AIM OF THE EXERCISE - Your task is to repeat the lines below exactly, excluding any pictures they contain.

DATASET EXTRACT -
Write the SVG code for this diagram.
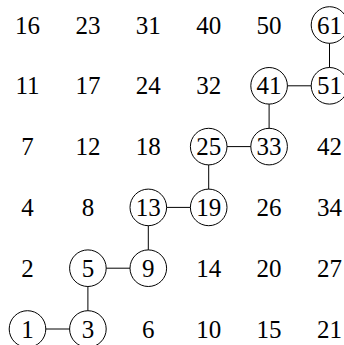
<svg xmlns="http://www.w3.org/2000/svg" width="344" height="345" viewBox="0 0 344 345">
<style>
text{font-family:'Liberation Serif',serif;font-size:25px;text-anchor:middle;fill:#000}
circle{fill:none;stroke:#000;stroke-width:1}
line{stroke:#000;stroke-width:1}
</style>
<rect width="344" height="345" fill="#fff"/>
<g id="connectors">
<line x1="329.5" y1="43.3" x2="329.5" y2="67.5"/>
<line x1="287.4" y1="85.8" x2="311.2" y2="85.8"/>
<line x1="269.1" y1="104.1" x2="269.1" y2="128.3"/>
<line x1="227" y1="146.6" x2="250.8" y2="146.6"/>
<line x1="208.7" y1="164.9" x2="208.7" y2="189.1"/>
<line x1="166.6" y1="207.4" x2="190.4" y2="207.4"/>
<line x1="148.3" y1="225.7" x2="148.3" y2="249.9"/>
<line x1="106.2" y1="268.2" x2="130" y2="268.2"/>
<line x1="87.9" y1="286.5" x2="87.9" y2="310.7"/>
<line x1="45.8" y1="329" x2="69.6" y2="329"/>
</g>
<g id="n16"><text x="27.5" y="33.5">16</text></g>
<g id="n23"><text x="87.9" y="33.5">23</text></g>
<g id="n31"><text x="148.3" y="33.5">31</text></g>
<g id="n40"><text x="208.7" y="33.5">40</text></g>
<g id="n50"><text x="269.1" y="33.5">50</text></g>
<g id="n61"><circle cx="329.5" cy="25" r="18.3"/><text x="329.5" y="33.5">61</text></g>
<g id="n11"><text x="27.5" y="94.3">11</text></g>
<g id="n17"><text x="87.9" y="94.3">17</text></g>
<g id="n24"><text x="148.3" y="94.3">24</text></g>
<g id="n32"><text x="208.7" y="94.3">32</text></g>
<g id="n41"><circle cx="269.1" cy="85.8" r="18.3"/><text x="269.1" y="94.3">41</text></g>
<g id="n51"><circle cx="329.5" cy="85.8" r="18.3"/><text x="329.5" y="94.3">51</text></g>
<g id="n7"><text x="27.5" y="155.1">7</text></g>
<g id="n12"><text x="87.9" y="155.1">12</text></g>
<g id="n18"><text x="148.3" y="155.1">18</text></g>
<g id="n25"><circle cx="208.7" cy="146.6" r="18.3"/><text x="208.7" y="155.1">25</text></g>
<g id="n33"><circle cx="269.1" cy="146.6" r="18.3"/><text x="269.1" y="155.1">33</text></g>
<g id="n42"><text x="329.5" y="155.1">42</text></g>
<g id="n4"><text x="27.5" y="215.9">4</text></g>
<g id="n8"><text x="87.9" y="215.9">8</text></g>
<g id="n13"><circle cx="148.3" cy="207.4" r="18.3"/><text x="148.3" y="215.9">13</text></g>
<g id="n19"><circle cx="208.7" cy="207.4" r="18.3"/><text x="208.7" y="215.9">19</text></g>
<g id="n26"><text x="269.1" y="215.9">26</text></g>
<g id="n34"><text x="329.5" y="215.9">34</text></g>
<g id="n2"><text x="27.5" y="276.7">2</text></g>
<g id="n5"><circle cx="87.9" cy="268.2" r="18.3"/><text x="87.9" y="276.7">5</text></g>
<g id="n9"><circle cx="148.3" cy="268.2" r="18.3"/><text x="148.3" y="276.7">9</text></g>
<g id="n14"><text x="208.7" y="276.7">14</text></g>
<g id="n20"><text x="269.1" y="276.7">20</text></g>
<g id="n27"><text x="329.5" y="276.7">27</text></g>
<g id="n1"><circle cx="27.5" cy="329" r="18.3"/><text x="27.5" y="337.5">1</text></g>
<g id="n3"><circle cx="87.9" cy="329" r="18.3"/><text x="87.9" y="337.5">3</text></g>
<g id="n6"><text x="148.3" y="337.5">6</text></g>
<g id="n10"><text x="208.7" y="337.5">10</text></g>
<g id="n15"><text x="269.1" y="337.5">15</text></g>
<g id="n21"><text x="329.5" y="337.5">21</text></g>
</svg>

CORRECT ANSWER -
Write the SVG code for this diagram.
<svg xmlns="http://www.w3.org/2000/svg" width="344" height="345" viewBox="0 0 344 345">
<style>
text{font-family:'Liberation Serif',serif;font-size:25px;text-anchor:middle;fill:#000}
circle{fill:none;stroke:#000;stroke-width:1}
line{stroke:#000;stroke-width:1}
</style>
<rect width="344" height="345" fill="#fff"/>
<g id="connectors">
<line x1="329.5" y1="43.3" x2="329.5" y2="67.5"/>
<line x1="287.4" y1="85.8" x2="311.2" y2="85.8"/>
<line x1="269.1" y1="104.1" x2="269.1" y2="128.3"/>
<line x1="227" y1="146.6" x2="250.8" y2="146.6"/>
<line x1="208.7" y1="164.9" x2="208.7" y2="189.1"/>
<line x1="166.6" y1="207.4" x2="190.4" y2="207.4"/>
<line x1="148.3" y1="225.7" x2="148.3" y2="249.9"/>
<line x1="106.2" y1="268.2" x2="130" y2="268.2"/>
<line x1="87.9" y1="286.5" x2="87.9" y2="310.7"/>
<line x1="45.8" y1="329" x2="69.6" y2="329"/>
</g>
<g id="n16"><text x="27.5" y="33.5">16</text></g>
<g id="n23"><text x="87.9" y="33.5">23</text></g>
<g id="n31"><text x="148.3" y="33.5">31</text></g>
<g id="n40"><text x="208.7" y="33.5">40</text></g>
<g id="n50"><text x="269.1" y="33.5">50</text></g>
<g id="n61"><circle cx="329.5" cy="25" r="18.3"/><text x="329.5" y="33.5">61</text></g>
<g id="n11"><text x="27.5" y="94.3">11</text></g>
<g id="n17"><text x="87.9" y="94.3">17</text></g>
<g id="n24"><text x="148.3" y="94.3">24</text></g>
<g id="n32"><text x="208.7" y="94.3">32</text></g>
<g id="n41"><circle cx="269.1" cy="85.8" r="18.3"/><text x="269.1" y="94.3">41</text></g>
<g id="n51"><circle cx="329.5" cy="85.8" r="18.3"/><text x="329.5" y="94.3">51</text></g>
<g id="n7"><text x="27.5" y="155.1">7</text></g>
<g id="n12"><text x="87.9" y="155.1">12</text></g>
<g id="n18"><text x="148.3" y="155.1">18</text></g>
<g id="n25"><circle cx="208.7" cy="146.6" r="18.3"/><text x="208.7" y="155.1">25</text></g>
<g id="n33"><circle cx="269.1" cy="146.6" r="18.3"/><text x="269.1" y="155.1">33</text></g>
<g id="n42"><text x="329.5" y="155.1">42</text></g>
<g id="n4"><text x="27.5" y="215.9">4</text></g>
<g id="n8"><text x="87.9" y="215.9">8</text></g>
<g id="n13"><circle cx="148.3" cy="207.4" r="18.3"/><text x="148.3" y="215.9">13</text></g>
<g id="n19"><circle cx="208.7" cy="207.4" r="18.3"/><text x="208.7" y="215.9">19</text></g>
<g id="n26"><text x="269.1" y="215.9">26</text></g>
<g id="n34"><text x="329.5" y="215.9">34</text></g>
<g id="n2"><text x="27.5" y="276.7">2</text></g>
<g id="n5"><circle cx="87.9" cy="268.2" r="18.3"/><text x="87.9" y="276.7">5</text></g>
<g id="n9"><circle cx="148.3" cy="268.2" r="18.3"/><text x="148.3" y="276.7">9</text></g>
<g id="n14"><text x="208.7" y="276.7">14</text></g>
<g id="n20"><text x="269.1" y="276.7">20</text></g>
<g id="n27"><text x="329.5" y="276.7">27</text></g>
<g id="n1"><circle cx="27.5" cy="329" r="18.3"/><text x="27.5" y="337.5">1</text></g>
<g id="n3"><circle cx="87.9" cy="329" r="18.3"/><text x="87.9" y="337.5">3</text></g>
<g id="n6"><text x="148.3" y="337.5">6</text></g>
<g id="n10"><text x="208.7" y="337.5">10</text></g>
<g id="n15"><text x="269.1" y="337.5">15</text></g>
<g id="n21"><text x="329.5" y="337.5">21</text></g>
</svg>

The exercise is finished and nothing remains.